--- Written request ---
Transcribe the listing in full, excluding any pictures.

● ● ●

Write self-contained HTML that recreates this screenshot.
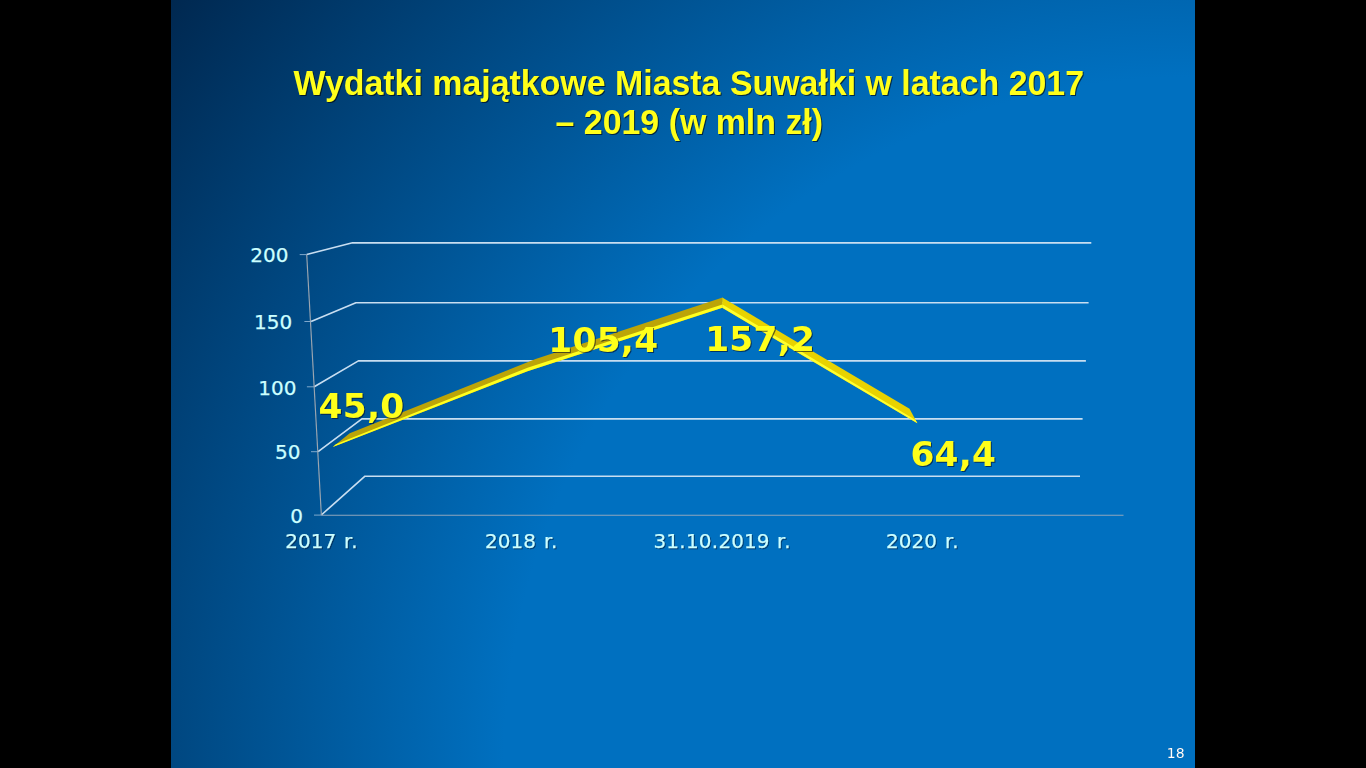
<!DOCTYPE html>
<html lang="pl">
<head>
<meta charset="utf-8">
<title>Wydatki majątkowe Miasta Suwałki w latach 2017 – 2019 (w mln zł)</title>
<style>
  html, body { margin: 0; padding: 0; background: #000; }
  body { width: 1366px; height: 768px; overflow: hidden; position: relative; }
  #slide {
    position: absolute; left: 171px; top: 0; width: 1024px; height: 768px;
    background: radial-gradient(circle 1280px at 100% 100%, #0070c0 0%, #0070c0 54%, #002850 100%);
    overflow: hidden;
  }
  svg { position: absolute; left: 0; top: 0; }
  .title { font-family: "Liberation Sans", sans-serif; font-weight: bold; font-size: 33.9px; fill: #ffff1a; text-anchor: middle; filter: drop-shadow(1.2px 1.2px 0.6px rgba(0,0,0,.6)); }
  .ax { font-family: "DejaVu Sans", "Liberation Sans", sans-serif; font-size: 20px; fill: #ccffff; stroke: #ccffff; stroke-width: 0.25px; }
  .xl { filter: drop-shadow(1px 1px 0.6px rgba(0,20,50,.55)); }
  .dl { font-family: "DejaVu Sans", "Liberation Sans", sans-serif; font-weight: bold; font-size: 34.4px; letter-spacing: 0.25px; fill: #ffff1a; filter: drop-shadow(1.3px 1.3px 0.7px rgba(0,10,40,.6)); }
  .num { font-family: "DejaVu Sans", "Liberation Sans", sans-serif; font-size: 14px; fill: #ffffff; filter: drop-shadow(0.8px 0.8px 0.4px rgba(0,20,50,.5)); }
</style>
</head>
<body>
<div id="slide"></div>
<svg width="1366" height="768" viewBox="0 0 1366 768">
  <!-- title -->
  <g id="title" class="title">
    <text x="688.8" y="95.5" transform="matrix(1 0 0 1.02 0 -1.91)">Wydatki majątkowe Miasta Suwałki w latach 2017</text>
    <text x="689.3" y="134.3" transform="matrix(1 0 0 1.02 0 -2.686)">– 2019 (w mln zł)</text>
  </g>

  <!-- chart walls / gridlines -->
  <g id="grid" fill="none" stroke="#c8def1" stroke-width="1.65" stroke-linejoin="round">
    <polyline points="306.7,254.5 352.5,242.8 1091.3,242.8"/>
    <polyline points="311.1,321.4 355.9,302.7 1088.6,302.7"/>
    <polyline points="314.2,386.7 358.4,360.9 1085.9,360.9"/>
    <polyline points="318.1,451.6 361.9,418.8 1082.6,418.8"/>
    <polyline points="321.3,515 365,476.2 1080,476.2"/>
  </g>
  <g id="axes" fill="none" stroke="#9ca6b0" stroke-width="1.15">
    <line x1="306.7" y1="254.5" x2="321.35" y2="515"/>
    <line x1="321.3" y1="515.3" x2="1123.5" y2="515.3" stroke="#8fa6bc" stroke-width="1.05"/>
    <g stroke="#8db2d2" stroke-width="0.9">
      <line x1="299.7" y1="254.6" x2="306.7" y2="254.6"/>
      <line x1="304.4" y1="321.5" x2="311.1" y2="321.5"/>
      <line x1="306.9" y1="386.8" x2="314.2" y2="386.8"/>
      <line x1="311" y1="451.7" x2="318.1" y2="451.7"/>
      <line x1="314" y1="515.1" x2="321.3" y2="515.1"/>
    </g>
  </g>

  <!-- ribbon -->
  <g id="ribbon">
    <!-- rising segments top face (shaded) -->
    <polygon points="332.8,447 349.7,433.2 535.6,358.9 722.6,297.6 722.4,307.8 527.5,371.2" fill="#bca408"/>
    <!-- falling segment top face (lit) -->
    <polygon points="722.3,297.6 909.5,408.8 917.4,423.3 722.1,307.8" fill="#e8d200"/>
    <!-- front faces -->
    <polygon points="332.8,447 527.5,371.2 722.4,307.8 722.4,304.4 527.5,367.7 335.8,444.2" fill="#ffff1e"/>
    <polygon points="722.4,307.8 917.4,423.3 915.5,419.9 722.4,304.4" fill="#ffff30"/>
  </g>

  <!-- y axis labels -->
  <g id="ylabels" class="ax" text-anchor="end">
    <text x="288.4" y="262">200</text>
    <text x="292.3" y="328.8">150</text>
    <text x="296.5" y="394.8">100</text>
    <text x="300.5" y="458.9">50</text>
    <text x="302.9" y="522.8">0</text>
  </g>

  <!-- x axis labels -->
  <g id="xlabels" class="ax xl">
    <text x="285.2" y="547.7" dx="0 0 0 0 0 1.6 0.8">2017 r.</text>
    <text x="485" y="547.7" dx="0 0 0 0 0 1.6 0.8">2018 r.</text>
    <text x="653.4" y="547.7" dx="0 0 0.3 0.4 0 0.3 0.4 0 0 0 0 1.2 0.8">31.10.2019 r.</text>
    <text x="886.1" y="547.7" dx="0 0 0 0 0 1.6 0.8">2020 r.</text>
  </g>

  <!-- data labels -->
  <g id="dlabels" class="dl">
    <text x="318.6" y="418.1">45,0</text>
    <text x="548.3" y="351.8">105,4</text>
    <text x="705.2" y="351.1">157,2</text>
    <text x="910.4" y="465.8">64,4</text>
  </g>

  <!-- slide number -->
  <text class="num" x="1166.8" y="758">18</text>
</svg>
</body>
</html>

● ● ●

--- Correct response ---
Write self-contained HTML that recreates this screenshot.
<!DOCTYPE html>
<html lang="pl">
<head>
<meta charset="utf-8">
<title>Wydatki majątkowe Miasta Suwałki w latach 2017 – 2019 (w mln zł)</title>
<style>
  html, body { margin: 0; padding: 0; background: #000; }
  body { width: 1366px; height: 768px; overflow: hidden; position: relative; }
  #slide {
    position: absolute; left: 171px; top: 0; width: 1024px; height: 768px;
    background: radial-gradient(circle 1280px at 100% 100%, #0070c0 0%, #0070c0 54%, #002850 100%);
    overflow: hidden;
  }
  svg { position: absolute; left: 0; top: 0; }
  .title { font-family: "Liberation Sans", sans-serif; font-weight: bold; font-size: 33.9px; fill: #ffff1a; text-anchor: middle; filter: drop-shadow(1.2px 1.2px 0.6px rgba(0,0,0,.6)); }
  .ax { font-family: "DejaVu Sans", "Liberation Sans", sans-serif; font-size: 20px; fill: #ccffff; stroke: #ccffff; stroke-width: 0.25px; }
  .xl { filter: drop-shadow(1px 1px 0.6px rgba(0,20,50,.55)); }
  .dl { font-family: "DejaVu Sans", "Liberation Sans", sans-serif; font-weight: bold; font-size: 34.4px; letter-spacing: 0.25px; fill: #ffff1a; filter: drop-shadow(1.3px 1.3px 0.7px rgba(0,10,40,.6)); }
  .num { font-family: "DejaVu Sans", "Liberation Sans", sans-serif; font-size: 14px; fill: #ffffff; filter: drop-shadow(0.8px 0.8px 0.4px rgba(0,20,50,.5)); }
</style>
</head>
<body>
<div id="slide"></div>
<svg width="1366" height="768" viewBox="0 0 1366 768">
  <!-- title -->
  <g id="title" class="title">
    <text x="688.8" y="95.5" transform="matrix(1 0 0 1.02 0 -1.91)">Wydatki majątkowe Miasta Suwałki w latach 2017</text>
    <text x="689.3" y="134.3" transform="matrix(1 0 0 1.02 0 -2.686)">– 2019 (w mln zł)</text>
  </g>

  <!-- chart walls / gridlines -->
  <g id="grid" fill="none" stroke="#c8def1" stroke-width="1.65" stroke-linejoin="round">
    <polyline points="306.7,254.5 352.5,242.8 1091.3,242.8"/>
    <polyline points="311.1,321.4 355.9,302.7 1088.6,302.7"/>
    <polyline points="314.2,386.7 358.4,360.9 1085.9,360.9"/>
    <polyline points="318.1,451.6 361.9,418.8 1082.6,418.8"/>
    <polyline points="321.3,515 365,476.2 1080,476.2"/>
  </g>
  <g id="axes" fill="none" stroke="#9ca6b0" stroke-width="1.15">
    <line x1="306.7" y1="254.5" x2="321.35" y2="515"/>
    <line x1="321.3" y1="515.3" x2="1123.5" y2="515.3" stroke="#8fa6bc" stroke-width="1.05"/>
    <g stroke="#8db2d2" stroke-width="0.9">
      <line x1="299.7" y1="254.6" x2="306.7" y2="254.6"/>
      <line x1="304.4" y1="321.5" x2="311.1" y2="321.5"/>
      <line x1="306.9" y1="386.8" x2="314.2" y2="386.8"/>
      <line x1="311" y1="451.7" x2="318.1" y2="451.7"/>
      <line x1="314" y1="515.1" x2="321.3" y2="515.1"/>
    </g>
  </g>

  <!-- ribbon -->
  <g id="ribbon">
    <!-- rising segments top face (shaded) -->
    <polygon points="332.8,447 349.7,433.2 535.6,358.9 722.6,297.6 722.4,307.8 527.5,371.2" fill="#bca408"/>
    <!-- falling segment top face (lit) -->
    <polygon points="722.3,297.6 909.5,408.8 917.4,423.3 722.1,307.8" fill="#e8d200"/>
    <!-- front faces -->
    <polygon points="332.8,447 527.5,371.2 722.4,307.8 722.4,304.4 527.5,367.7 335.8,444.2" fill="#ffff1e"/>
    <polygon points="722.4,307.8 917.4,423.3 915.5,419.9 722.4,304.4" fill="#ffff30"/>
  </g>

  <!-- y axis labels -->
  <g id="ylabels" class="ax" text-anchor="end">
    <text x="288.4" y="262">200</text>
    <text x="292.3" y="328.8">150</text>
    <text x="296.5" y="394.8">100</text>
    <text x="300.5" y="458.9">50</text>
    <text x="302.9" y="522.8">0</text>
  </g>

  <!-- x axis labels -->
  <g id="xlabels" class="ax xl">
    <text x="285.2" y="547.7" dx="0 0 0 0 0 1.6 0.8">2017 r.</text>
    <text x="485" y="547.7" dx="0 0 0 0 0 1.6 0.8">2018 r.</text>
    <text x="653.4" y="547.7" dx="0 0 0.3 0.4 0 0.3 0.4 0 0 0 0 1.2 0.8">31.10.2019 r.</text>
    <text x="886.1" y="547.7" dx="0 0 0 0 0 1.6 0.8">2020 r.</text>
  </g>

  <!-- data labels -->
  <g id="dlabels" class="dl">
    <text x="318.6" y="418.1">45,0</text>
    <text x="548.3" y="351.8">105,4</text>
    <text x="705.2" y="351.1">157,2</text>
    <text x="910.4" y="465.8">64,4</text>
  </g>

  <!-- slide number -->
  <text class="num" x="1166.8" y="758">18</text>
</svg>
</body>
</html>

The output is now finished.